Haiqa Siddiqui investigates if the world's renewed obsession with our unique craft-led design identity is just a fleeting trend or here to stay

HELLO, India

In an era of screens and quick-flip micro trends, what can age-old craft offer fashion?

An original Banarasi saree takes no less than 240 hours to weave. That time isn't just about making a product, but about carrying forward a legacy. It teaches us patience, and replaces the need for speed with meaning. Every weave is a labour of love, and generations of skill that no algorithm can replicate. And this truth isn't limited to the Banarasi alone. Every corner of India carries its own language of craft. Together they form a vast reservoir of skill and imagination, a living archive of fashion's future.

Because if the industry is to find depth again, it will be here, in India, where we see tradition intertwined with transformation and change.

imageYou've seen the cummerbund, dupattas rebranded as Scandinavian scarves, and the most recent polarising example of Kolhapuris from Prada's Spring/Summer 2026 presentation in Milan. For decades, some of couture's most memorable moments have had an Indian fingerprint on them; only the credit tag was often sewn on somewhere else. It's interesting how the intricate beading and embroidery we admire so much on Parisian runways often take shape in India, before actually reaching the 'mecca' of fashion.
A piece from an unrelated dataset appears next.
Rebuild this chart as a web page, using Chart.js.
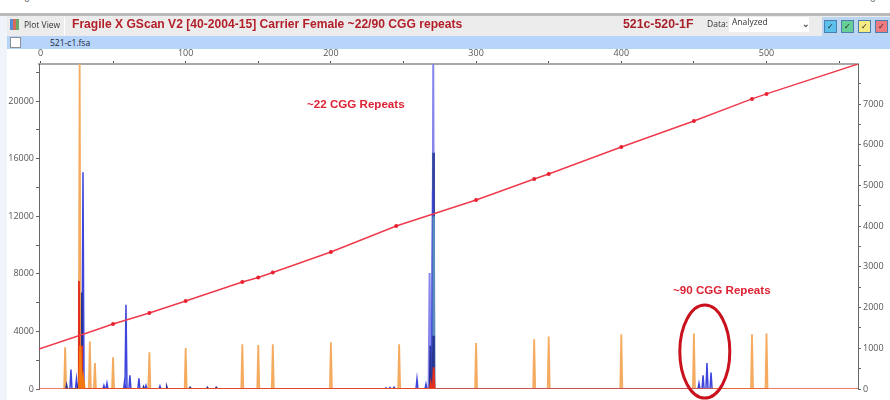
<!DOCTYPE html>
<html><head><meta charset="utf-8">
<script src="https://cdn.jsdelivr.net/npm/chart.js@4"></script>
<style>
html,body{margin:0;padding:0;background:#fff;width:890px;height:400px;overflow:hidden;font-family:"Open Sans","Liberation Sans",sans-serif}
#wrap{position:absolute;left:0;top:0;width:890px;height:400px;filter:blur(.55px);overflow:hidden}
#wrap div,#wrap span{position:absolute;white-space:nowrap}
canvas{position:absolute;left:0;top:0}
.btn{top:20px;width:13px;height:13px;border:1px solid #4a7fb0;box-sizing:border-box;font-size:8px;line-height:10px;text-align:center;color:#222}
</style></head><body>
<div id="wrap">
<div style="left:0;top:0;width:890px;height:13px;background:#fff;"></div>
<span style="left:24px;top:-9px;font-size:10px;color:#666">0</span>
<span style="left:870px;top:-9px;font-size:10px;color:#666">0</span>
<div style="left:0;top:13px;width:890px;height:3px;background:#b9b9b9"></div>
<div style="left:0;top:16px;width:7px;height:384px;background:#eef4fa"></div>
<div style="left:7px;top:16px;width:883px;height:20px;background:#ececec"></div>
<div style="left:7px;top:36px;width:883px;height:13px;background:#b7d5fb"></div>
<div style="left:10px;top:37px;width:9px;height:9px;background:#fff;border:1px solid #8a8f96"></div>
<span style="left:50px;top:36px;font-size:8.5px;line-height:13px;color:#223">521-c1.fsa</span>
<div style="left:10px;top:19px;width:9px;height:11px;background:linear-gradient(90deg,#5a8ad0 0 35%,#d86a5a 35% 65%,#6aa86a 65%)"></div>
<span style="left:24px;top:18px;font-size:8.5px;line-height:14px;color:#333">Plot View</span>
<div style="left:64px;top:17px;width:1px;height:18px;background:#fff"></div>
<span style="left:72px;top:16px;font-size:12.1px;line-height:17px;font-weight:600;color:#b3202a;font-family:'Liberation Sans',sans-serif">Fragile X GScan V2 [40-2004-15] Carrier Female ~22/90 CGG repeats</span>
<span style="left:623px;top:16px;font-size:12.3px;line-height:17px;font-weight:600;color:#a81f2a;font-family:'Liberation Sans',sans-serif">521c-520-1F</span>
<span style="left:707px;top:17px;font-size:8.5px;line-height:14px;color:#333">Data:</span>
<div style="left:729px;top:17px;width:80px;height:15px;background:#fff"></div>
<span style="left:732px;top:15px;font-size:8.5px;line-height:14px;color:#333">Analyzed</span>
<span style="left:802px;top:17px;font-size:9px;line-height:14px;color:#555;font-weight:700">&#8964;</span>
<div style="left:822px;top:17px;width:68px;height:19px;background:#bcd6f2"></div>
<div class="btn" style="left:824px;background:#5cc0ea">&#10003;</div>
<div class="btn" style="left:841px;background:#66cf98">&#10003;</div>
<div class="btn" style="left:858px;background:#f6ea82">&#10003;</div>
<div class="btn" style="left:875px;background:#ee7a80">&#10003;</div>
<canvas id="c" width="890" height="400"></canvas>
<span style="left:307px;top:97px;font-size:11.6px;line-height:14px;font-weight:700;color:#dd2233;font-family:'Liberation Sans',sans-serif">~22 CGG Repeats</span>
<span style="left:673px;top:283px;font-size:11.6px;line-height:14px;font-weight:700;color:#dd2233;font-family:'Liberation Sans',sans-serif">~90 CGG Repeats</span>
</div>
<script>
const xMin = -1, xMax = 563, yMax = 22570, rMax = 7985;
const xTicks = [0,50,100,150,200,250,300,350,400,450,500,550];
const yTicks = [0,2000,4000,6000,8000,10000,12000,14000,16000,18000,20000,22000];
const rTicks = [0,500,1000,1500,2000,2500,3000,3500,4000,4500,5000,5500,6000,6500,7000,7500];
const orangeX = [17,27,34,37.5,50,75,100,139,150,160,200,247,300,340,350,400,450,490,500];
const orangeY = [2900,22570,3300,1800,2200,2550,2850,3100,3050,3100,3250,3100,3200,3450,3650,3800,3850,3800,3850];
const blueX = [21,24.8,29.3,43.7,45.8,58,58.9,61.6,67.8,72.7,82.3,238,240.7,243.5,259.3,265.5,270.1,453.5,456.3,459,461.8];
const blueY = [1350,700,15050,250,400,600,5850,950,750,250,200,80,100,120,700,350,13800,400,950,1800,1150];
const lavenderX = [268,270.5];
const lavenderY = [8050,22570];
const darkTallX = [270.5];
const darkTallY = [16400];
const navyX = [18,26,28.5,71,87,103,115,121,268.5,270.5];
const navyY = [250,250,6700,150,150,100,100,100,3000,3700];
const steelX = [270.8];
const steelY = [12000];
const redX = [26.5,28,268.8,270.8];
const redY = [7500,3000,400,1500];
const deepOrangeX = [27.5,29.5];
const deepOrangeY = [3000,700];
const curveX = [-1,35,50,75,100,139,150,160,200,245,300,340,350,400,450,490,500,563];
const curveY = [983,1413,1597,1867,2162,2629,2740,2862,3366,4005,4644,5160,5282,5946,6585,7126,7249,7985];
const curveMarks = [2,3,4,5,6,7,8,9,10,11,12,13,14,15,16];
const baseX = [xMin, xMax];
const baseY = [0, 0];

function peaks(xs, ys, w){
  const out = [];
  xs.forEach((x,i)=>{ out.push({x:x-w,y:0},{x:x,y:ys[i]},{x:x+w,y:0}); });
  return out;
}
function lineSet(data,color,width,order,extra){
  return Object.assign({type:'line',data,borderColor:color,borderWidth:width,pointRadius:0,tension:0,order,yAxisID:'y',xAxisID:'x',parsing:false,normalized:true,spanGaps:false},extra||{});
}
const ellipsePlugin = {
  id:'ellipse',
  afterDatasetsDraw(chart){
    const {ctx,scales}=chart;
    ctx.save();
    ctx.beginPath();
    ctx.ellipse(scales.x.getPixelForValue(457.5),scales.y.getPixelForValue(2600),25,46.5,0,0,Math.PI*2);
    ctx.lineWidth=3; ctx.strokeStyle='#c9121e'; ctx.stroke();
    ctx.restore();
  }
};
const pin = (prop,v)=>function(s){ s[prop]=v; };
const fixTicks = vals=>function(s){ s.ticks = vals.map(v=>({value:v})); };
const tickFont = {size:9,family:'"Open Sans",sans-serif'};
new Chart(document.getElementById('c'),{
  data:{datasets:[
    lineSet(peaks(orangeX,orangeY,.7),'#f4ab60',1.8,9),
    lineSet(peaks(lavenderX,lavenderY,.7),'#8585ec',2,8),
    lineSet(peaks(darkTallX,darkTallY,.5),'#33479c',2,7.5),
    lineSet(peaks(blueX,blueY,.7),'#3d45dd',1.5,7),
    lineSet(peaks(steelX,steelY,.4),'#5b8cbc',2.4,6),
    lineSet(peaks(navyX,navyY,.5),'#26348f',1.7,5),
    lineSet(peaks(deepOrangeX,deepOrangeY,.8),'#f47a10',2.2,3),
    lineSet(peaks(redX,redY,.6),'#e2301c',1.9,4),
    lineSet(baseX.map((x,i)=>({x,y:baseY[i]})),'#e2522c',1.6,2),
    lineSet(curveX.map((x,i)=>({x,y:curveY[i]})),'#ee3a4c',1.4,1,{
      yAxisID:'y2',
      pointRadius:curveX.map((_,i)=>curveMarks.includes(i)?2:0),
      pointBackgroundColor:'#e8202f',pointBorderWidth:0})
  ]},
  options:{
    responsive:false,animation:false,
    layout:{padding:{bottom:11}},
    plugins:{legend:{display:false},tooltip:{enabled:false}},
    scales:{
      x:{type:'linear',position:'top',min:xMin,max:xMax,
        afterFit:pin('height',64),afterBuildTicks:fixTicks(xTicks),
        border:{color:'#a8a8a8',width:2},
        grid:{drawOnChartArea:false,tickLength:3,color:'#555',tickWidth:1},
        ticks:{maxRotation:0,autoSkip:false,padding:2,color:'#555',font:tickFont,
          callback:v=>v%100===0?String(v):''}},
      y:{type:'linear',position:'left',min:0,max:yMax,
        afterFit:pin('width',39),afterBuildTicks:fixTicks(yTicks),
        border:{color:'#666',width:1},
        grid:{drawOnChartArea:false,tickLength:3,color:'#666',tickWidth:1},
        ticks:{autoSkip:false,padding:2,color:'#555',font:tickFont,
          callback:v=>v%4000===0?String(v):''}},
      y2:{type:'linear',position:'right',min:0,max:rMax,
        afterFit:pin('width',32),afterBuildTicks:fixTicks(rTicks),
        border:{color:'#666',width:1},
        grid:{drawOnChartArea:false,tickLength:3,color:'#666',tickWidth:1},
        ticks:{autoSkip:false,padding:2,color:'#555',font:tickFont,
          callback:v=>v%1000===0?String(v):''}}
    }
  },
  plugins:[ellipsePlugin]
});
</script>
</body></html>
And this relationship is not neoteric. Early in the 17th century, the French courts of Marie Antoinette and Josephine Bonaparte sourced textiles from India while the French tailors received credit for it. Since Indian independence, global luxury fashion houses cultivated a special kinship with our crafts. And from the '80s onwards, the holy trinity of luxury, Dior, Chanel, and Hermès, has been quietly dialling India for backup. Not just because the ateliers here could pull off what a very few others could, but also because the craftsmanship came at an affordable price.